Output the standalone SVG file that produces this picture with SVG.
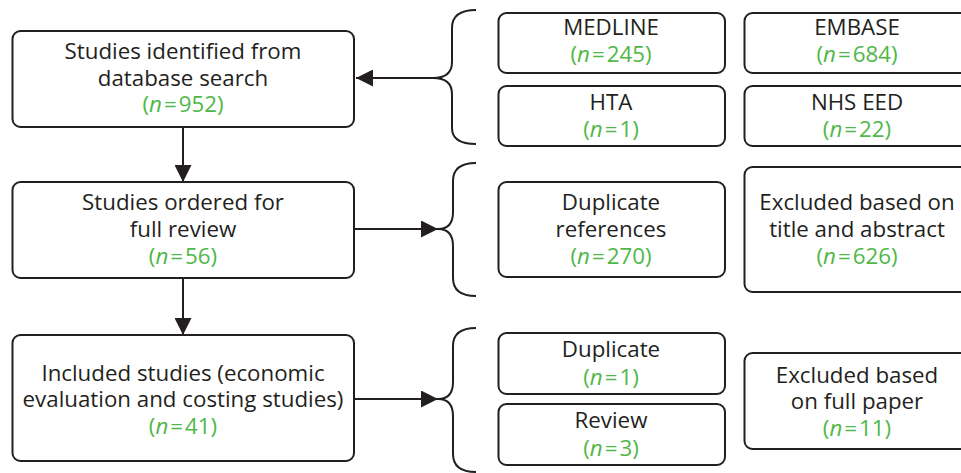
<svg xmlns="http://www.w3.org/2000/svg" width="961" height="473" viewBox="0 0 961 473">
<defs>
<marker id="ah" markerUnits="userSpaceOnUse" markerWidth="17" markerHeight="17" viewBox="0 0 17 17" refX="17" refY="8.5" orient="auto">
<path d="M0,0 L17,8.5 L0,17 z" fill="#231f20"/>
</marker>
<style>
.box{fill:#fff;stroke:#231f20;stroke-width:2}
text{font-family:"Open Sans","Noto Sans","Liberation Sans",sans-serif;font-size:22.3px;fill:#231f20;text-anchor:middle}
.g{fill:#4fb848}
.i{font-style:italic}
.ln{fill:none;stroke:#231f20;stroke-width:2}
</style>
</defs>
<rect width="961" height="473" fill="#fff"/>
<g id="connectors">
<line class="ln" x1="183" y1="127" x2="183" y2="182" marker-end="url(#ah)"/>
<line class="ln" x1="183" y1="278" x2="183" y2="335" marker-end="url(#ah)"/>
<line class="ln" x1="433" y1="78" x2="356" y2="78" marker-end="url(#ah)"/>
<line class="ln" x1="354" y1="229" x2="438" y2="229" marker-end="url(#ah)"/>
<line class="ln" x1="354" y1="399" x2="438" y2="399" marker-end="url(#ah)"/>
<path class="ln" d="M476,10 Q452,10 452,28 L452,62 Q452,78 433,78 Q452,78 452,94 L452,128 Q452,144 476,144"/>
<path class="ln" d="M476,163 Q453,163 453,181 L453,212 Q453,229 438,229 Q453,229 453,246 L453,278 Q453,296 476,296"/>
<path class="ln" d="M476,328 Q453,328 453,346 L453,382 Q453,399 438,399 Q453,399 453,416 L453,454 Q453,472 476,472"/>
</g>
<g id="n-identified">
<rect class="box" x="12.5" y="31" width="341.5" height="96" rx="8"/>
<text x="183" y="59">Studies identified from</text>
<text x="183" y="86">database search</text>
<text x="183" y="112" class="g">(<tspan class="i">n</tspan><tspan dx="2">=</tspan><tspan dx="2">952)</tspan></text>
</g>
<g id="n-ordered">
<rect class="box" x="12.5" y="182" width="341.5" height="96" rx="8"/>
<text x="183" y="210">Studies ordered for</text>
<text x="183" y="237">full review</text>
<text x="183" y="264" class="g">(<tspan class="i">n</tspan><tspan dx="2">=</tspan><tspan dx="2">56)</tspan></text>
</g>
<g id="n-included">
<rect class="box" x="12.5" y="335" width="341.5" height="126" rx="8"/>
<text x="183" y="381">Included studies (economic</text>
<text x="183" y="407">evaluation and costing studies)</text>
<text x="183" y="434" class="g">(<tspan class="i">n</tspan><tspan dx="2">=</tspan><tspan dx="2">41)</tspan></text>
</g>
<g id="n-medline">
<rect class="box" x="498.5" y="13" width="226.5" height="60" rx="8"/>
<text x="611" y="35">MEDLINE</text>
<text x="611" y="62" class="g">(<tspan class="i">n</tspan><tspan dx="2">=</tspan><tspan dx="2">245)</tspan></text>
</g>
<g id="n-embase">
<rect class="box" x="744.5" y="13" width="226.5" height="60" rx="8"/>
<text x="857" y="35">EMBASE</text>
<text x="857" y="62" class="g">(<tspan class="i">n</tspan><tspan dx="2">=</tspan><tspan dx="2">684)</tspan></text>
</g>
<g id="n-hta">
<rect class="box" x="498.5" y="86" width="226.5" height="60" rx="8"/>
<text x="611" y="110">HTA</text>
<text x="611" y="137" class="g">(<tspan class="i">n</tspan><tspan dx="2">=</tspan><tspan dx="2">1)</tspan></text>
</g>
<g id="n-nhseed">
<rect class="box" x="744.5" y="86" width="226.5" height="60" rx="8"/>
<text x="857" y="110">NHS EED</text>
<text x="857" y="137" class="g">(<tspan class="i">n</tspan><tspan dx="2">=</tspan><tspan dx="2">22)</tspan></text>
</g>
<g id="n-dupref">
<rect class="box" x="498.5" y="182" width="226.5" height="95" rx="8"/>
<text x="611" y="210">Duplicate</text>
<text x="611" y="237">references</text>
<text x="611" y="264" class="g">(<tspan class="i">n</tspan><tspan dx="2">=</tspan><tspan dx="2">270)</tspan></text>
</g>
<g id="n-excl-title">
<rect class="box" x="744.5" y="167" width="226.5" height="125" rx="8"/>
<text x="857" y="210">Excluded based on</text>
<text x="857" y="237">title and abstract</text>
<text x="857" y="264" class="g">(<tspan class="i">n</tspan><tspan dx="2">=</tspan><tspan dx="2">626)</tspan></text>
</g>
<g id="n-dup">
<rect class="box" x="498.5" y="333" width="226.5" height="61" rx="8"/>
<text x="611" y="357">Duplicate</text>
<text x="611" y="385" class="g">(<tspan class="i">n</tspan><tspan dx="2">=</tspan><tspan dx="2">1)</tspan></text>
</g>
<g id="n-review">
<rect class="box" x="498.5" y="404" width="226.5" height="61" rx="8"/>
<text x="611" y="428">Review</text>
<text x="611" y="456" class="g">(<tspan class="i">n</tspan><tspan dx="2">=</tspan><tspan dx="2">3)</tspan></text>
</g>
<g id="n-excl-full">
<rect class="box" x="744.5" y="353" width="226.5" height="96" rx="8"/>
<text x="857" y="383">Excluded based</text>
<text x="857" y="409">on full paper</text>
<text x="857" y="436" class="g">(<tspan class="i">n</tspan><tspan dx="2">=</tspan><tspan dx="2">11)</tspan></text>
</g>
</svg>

+===+

◆ **EXERCISE**
Quote all the lines above exactly as given. Do not include the pictures.

◆ **SOLUTION BELOW**
Output the standalone SVG file that produces this picture with SVG.
<svg xmlns="http://www.w3.org/2000/svg" width="961" height="473" viewBox="0 0 961 473">
<defs>
<marker id="ah" markerUnits="userSpaceOnUse" markerWidth="17" markerHeight="17" viewBox="0 0 17 17" refX="17" refY="8.5" orient="auto">
<path d="M0,0 L17,8.5 L0,17 z" fill="#231f20"/>
</marker>
<style>
.box{fill:#fff;stroke:#231f20;stroke-width:2}
text{font-family:"Open Sans","Noto Sans","Liberation Sans",sans-serif;font-size:22.3px;fill:#231f20;text-anchor:middle}
.g{fill:#4fb848}
.i{font-style:italic}
.ln{fill:none;stroke:#231f20;stroke-width:2}
</style>
</defs>
<rect width="961" height="473" fill="#fff"/>
<g id="connectors">
<line class="ln" x1="183" y1="127" x2="183" y2="182" marker-end="url(#ah)"/>
<line class="ln" x1="183" y1="278" x2="183" y2="335" marker-end="url(#ah)"/>
<line class="ln" x1="433" y1="78" x2="356" y2="78" marker-end="url(#ah)"/>
<line class="ln" x1="354" y1="229" x2="438" y2="229" marker-end="url(#ah)"/>
<line class="ln" x1="354" y1="399" x2="438" y2="399" marker-end="url(#ah)"/>
<path class="ln" d="M476,10 Q452,10 452,28 L452,62 Q452,78 433,78 Q452,78 452,94 L452,128 Q452,144 476,144"/>
<path class="ln" d="M476,163 Q453,163 453,181 L453,212 Q453,229 438,229 Q453,229 453,246 L453,278 Q453,296 476,296"/>
<path class="ln" d="M476,328 Q453,328 453,346 L453,382 Q453,399 438,399 Q453,399 453,416 L453,454 Q453,472 476,472"/>
</g>
<g id="n-identified">
<rect class="box" x="12.5" y="31" width="341.5" height="96" rx="8"/>
<text x="183" y="59">Studies identified from</text>
<text x="183" y="86">database search</text>
<text x="183" y="112" class="g">(<tspan class="i">n</tspan><tspan dx="2">=</tspan><tspan dx="2">952)</tspan></text>
</g>
<g id="n-ordered">
<rect class="box" x="12.5" y="182" width="341.5" height="96" rx="8"/>
<text x="183" y="210">Studies ordered for</text>
<text x="183" y="237">full review</text>
<text x="183" y="264" class="g">(<tspan class="i">n</tspan><tspan dx="2">=</tspan><tspan dx="2">56)</tspan></text>
</g>
<g id="n-included">
<rect class="box" x="12.5" y="335" width="341.5" height="126" rx="8"/>
<text x="183" y="381">Included studies (economic</text>
<text x="183" y="407">evaluation and costing studies)</text>
<text x="183" y="434" class="g">(<tspan class="i">n</tspan><tspan dx="2">=</tspan><tspan dx="2">41)</tspan></text>
</g>
<g id="n-medline">
<rect class="box" x="498.5" y="13" width="226.5" height="60" rx="8"/>
<text x="611" y="35">MEDLINE</text>
<text x="611" y="62" class="g">(<tspan class="i">n</tspan><tspan dx="2">=</tspan><tspan dx="2">245)</tspan></text>
</g>
<g id="n-embase">
<rect class="box" x="744.5" y="13" width="226.5" height="60" rx="8"/>
<text x="857" y="35">EMBASE</text>
<text x="857" y="62" class="g">(<tspan class="i">n</tspan><tspan dx="2">=</tspan><tspan dx="2">684)</tspan></text>
</g>
<g id="n-hta">
<rect class="box" x="498.5" y="86" width="226.5" height="60" rx="8"/>
<text x="611" y="110">HTA</text>
<text x="611" y="137" class="g">(<tspan class="i">n</tspan><tspan dx="2">=</tspan><tspan dx="2">1)</tspan></text>
</g>
<g id="n-nhseed">
<rect class="box" x="744.5" y="86" width="226.5" height="60" rx="8"/>
<text x="857" y="110">NHS EED</text>
<text x="857" y="137" class="g">(<tspan class="i">n</tspan><tspan dx="2">=</tspan><tspan dx="2">22)</tspan></text>
</g>
<g id="n-dupref">
<rect class="box" x="498.5" y="182" width="226.5" height="95" rx="8"/>
<text x="611" y="210">Duplicate</text>
<text x="611" y="237">references</text>
<text x="611" y="264" class="g">(<tspan class="i">n</tspan><tspan dx="2">=</tspan><tspan dx="2">270)</tspan></text>
</g>
<g id="n-excl-title">
<rect class="box" x="744.5" y="167" width="226.5" height="125" rx="8"/>
<text x="857" y="210">Excluded based on</text>
<text x="857" y="237">title and abstract</text>
<text x="857" y="264" class="g">(<tspan class="i">n</tspan><tspan dx="2">=</tspan><tspan dx="2">626)</tspan></text>
</g>
<g id="n-dup">
<rect class="box" x="498.5" y="333" width="226.5" height="61" rx="8"/>
<text x="611" y="357">Duplicate</text>
<text x="611" y="385" class="g">(<tspan class="i">n</tspan><tspan dx="2">=</tspan><tspan dx="2">1)</tspan></text>
</g>
<g id="n-review">
<rect class="box" x="498.5" y="404" width="226.5" height="61" rx="8"/>
<text x="611" y="428">Review</text>
<text x="611" y="456" class="g">(<tspan class="i">n</tspan><tspan dx="2">=</tspan><tspan dx="2">3)</tspan></text>
</g>
<g id="n-excl-full">
<rect class="box" x="744.5" y="353" width="226.5" height="96" rx="8"/>
<text x="857" y="383">Excluded based</text>
<text x="857" y="409">on full paper</text>
<text x="857" y="436" class="g">(<tspan class="i">n</tspan><tspan dx="2">=</tspan><tspan dx="2">11)</tspan></text>
</g>
</svg>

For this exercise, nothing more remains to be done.